What is it we expect, you and I? What is it we really expect out of Christmas? Someone observed people tend to make out of life pretty much what they make out of Christmas; and so if Christmas means little more than the annual mid-winter solstice, a break from the winter doldrums, bonus time, carnival time, a boost for the economy, entertainment for the children, and an increasing endorsement of American consumerism, if that is all we can expect from Christmas, then once life returns to normal, to the meantime, then life will probably amount to little more.

If, however, Christmas is perceived as the radical entrance of one who literally wants to change the way the world thinks, operates, perceives reality, then life in the ensuing meantime is more likely to follow that pattern. Life for us will mean precisely what Christmas means. No, the roll of the old prophet Isaiah on this first Sunday of Advent-indeed the function of the incarnation itself-all of scripture is to help us clarify our expectations, because our lives are inevitably shaped by that for which we wait.

My wife's grandfather again, the same grandfather who irritated the family so with his incessant chatter of joining Jesus in heaven had another especially irritating characteristic. He acted on his expectations, as if the kingdom were already here. He was utterly unconcerned for the things of this world. The family gave him a gold watch for his birthday. He promptly gave it away to a beggar on the streets-said nobody needed a watch in heaven. They sent him money every month to supplement his pitiful little church pension. He sent it to the missionaries. They bought him a new felt hat for Christmas. First Sunday he wore it to church he sat on it all the way home in the car. When reminded of how much the hat cost and chastised for his carelessness, Granddaddy simply shrugged and allowed as how nobody would know the difference in a hundred years-and, besides, who needs a hat in heaven-which really did not help much at the moment, though I think the family understands better now.

Our behavior is inevitably shaped by the one for whom we wait, for there is a sense in which even as we live out our days in the interim, we already possess and are possessed by the one for whom we wait.

Karen, a student at Union Theological Seminary, was living and studying in New York City while her newly lawyered husband had gone to work for a law firm in Harrisburg. They saw each other only on weekends. In homiletics class, Karen described what her Fridays were like when John came into Pennsylvania Station on the train in time for supper. "I usually get up early on Friday to clean the apartment before coming up here to school," she said. "Then, after classes, I make a kind of safari down Broadway. I stop for groceries, pick up a bottle of wine, stop at a favorite flower stall for fresh flowers, and when I get home, I have just enough time to get myself and supper ready. Then John comes." Only Karen went on to add, "The funny thing about it is that from morning until he arrives, I have this strange feeling that he is already with me...not really...but really.

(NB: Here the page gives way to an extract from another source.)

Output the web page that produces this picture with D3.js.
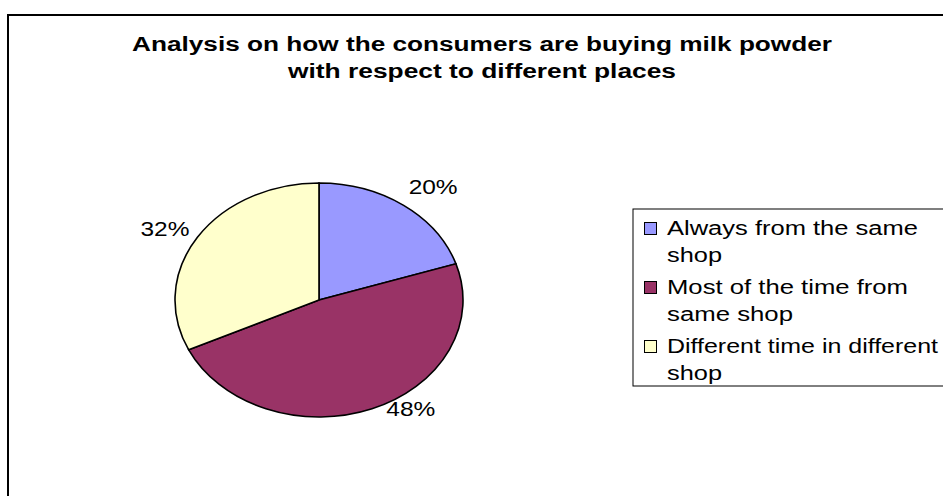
<!DOCTYPE html>
<html>
<head>
<meta charset="utf-8">
<script src="https://cdn.jsdelivr.net/npm/d3@7"></script>
<style>
  html, body { margin: 0; padding: 0; background: #fff; }
  svg { display: block; font-family: "Liberation Sans", Arial, sans-serif; }
</style>
</head>
<body>
<svg id="chart" width="943" height="496"></svg>
<script>
// Survey data: where consumers buy milk powder
const categories = [
  "Always from the same shop",
  "Most of the time from same shop",
  "Different time in different shop"
];
const legendLines = [
  ["Always from the same", "shop"],
  ["Most of the time from", "same shop"],
  ["Different time in different", "shop"]
];
const shares = [20, 48, 32];
const colors = ["#9999FF", "#993366", "#FFFFCC"];
const titleLines = [
  "Analysis on how the consumers are buying milk powder",
  "with respect to different places"
];

const svg = d3.select("#chart");

// stretch a text element horizontally to a given width
function fit(sel, w) {
  sel.attr("textLength", w).attr("lengthAdjust", "spacingAndGlyphs");
}

// chart frame (runs off the right and bottom edges)
svg.append("rect")
  .attr("x", 8).attr("y", 15)
  .attr("width", 1000).attr("height", 600)
  .attr("fill", "none").attr("stroke", "#000").attr("stroke-width", 2);

// title
const titleWidths = [700, 388];
titleLines.forEach((t, i) => {
  svg.append("text")
    .attr("x", 482).attr("y", 51 + i * 27)
    .attr("text-anchor", "middle")
    .attr("font-weight", "bold").attr("font-size", 20)
    .text(t)
    .call(fit, titleWidths[i]);
});

// elliptical pie
const cx = 319, cy = 300, rx = 144, ry = 117, R = 100;
const pie = d3.pie().sort(null).value(d => d);
const arcs = pie(shares);
const arc = d3.arc().innerRadius(0).outerRadius(R);

const pieG = svg.append("g")
  .attr("transform", `translate(${cx},${cy}) scale(${rx / R},${ry / R})`);
pieG.selectAll("path")
  .data(arcs)
  .join("path")
  .attr("d", arc)
  .attr("fill", (d, i) => colors[i])
  .attr("stroke", "#000")
  .attr("stroke-width", 1.6)
  .attr("vector-effect", "non-scaling-stroke");

// percentage labels placed just outside the slice's mid-angle
svg.append("g").selectAll("text")
  .data(arcs)
  .join("text")
  .each(function (d) {
    const a = (d.startAngle + d.endAngle) / 2;
    const s = Math.sin(a), c = Math.cos(a);
    const ax = cx + rx * s, ay = cy - ry * c;
    const side = s >= 0 ? 1 : -1;
    const dy = c > 0 ? 7 - 28 * c * c : 7;
    const dx = (side > 0 ? 5 : 8) + 10 * Math.max(-c, 0);
    d3.select(this)
      .attr("x", ax + side * dx)
      .attr("y", ay + dy)
      .attr("text-anchor", side > 0 ? "start" : "end");
  })
  .attr("font-size", 21)
  .attr("fill", "#000")
  .text(d => d.data + "%")
  .call(fit, 49);

// legend
const legend = svg.append("g");
legend.append("rect")
  .attr("x", 633).attr("y", 209)
  .attr("width", 400).attr("height", 177)
  .attr("fill", "#fff").attr("stroke", "#000").attr("stroke-width", 1);

const legendWidths = [[251, 55], [241, 126], [271, 55]];
categories.forEach((name, i) => {
  const base = 235 + i * 59;
  legend.append("rect")
    .attr("x", 644.5).attr("y", base - 12.5)
    .attr("width", 12).attr("height", 12)
    .attr("fill", colors[i]).attr("stroke", "#000").attr("stroke-width", 1);
  legendLines[i].forEach((line, j) => {
    legend.append("text")
      .attr("x", 667).attr("y", base + j * 27)
      .attr("font-size", 20)
      .text(line)
      .call(fit, legendWidths[i][j]);
  });
});
</script>
</body>
</html>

In Advent the one for whom we wait is already here shaping and giving substance and hope to our lives. Not really..but really.

Let us pray.

We confess, O God, we are not very good at waiting. Yet your eternal message to us is to wait and to watch and to hope with anticipation. Teach us anew this Advent the wisdom of waiting, of trusting that those who wait already possess in part that for which we wait. And so, O God, even as we wait for your appearance among us, open our awareness to your already presence among us in the person of other people, in the poetry and the music of these days, and the Christmas stories, in your quiet unseen spirit that dwells constantly in our midst, seeking to break through our panic with your peace, trying to convince us that the true joy of the season is found ultimately in our faith and in the lives of those with whom we share it. So inspire us, we pray, by your spirit this season to sense anew in the signs and the sounds of this Christmas celebration your special word of hope and anticipation for our world. Through Christ our Lord. Amen.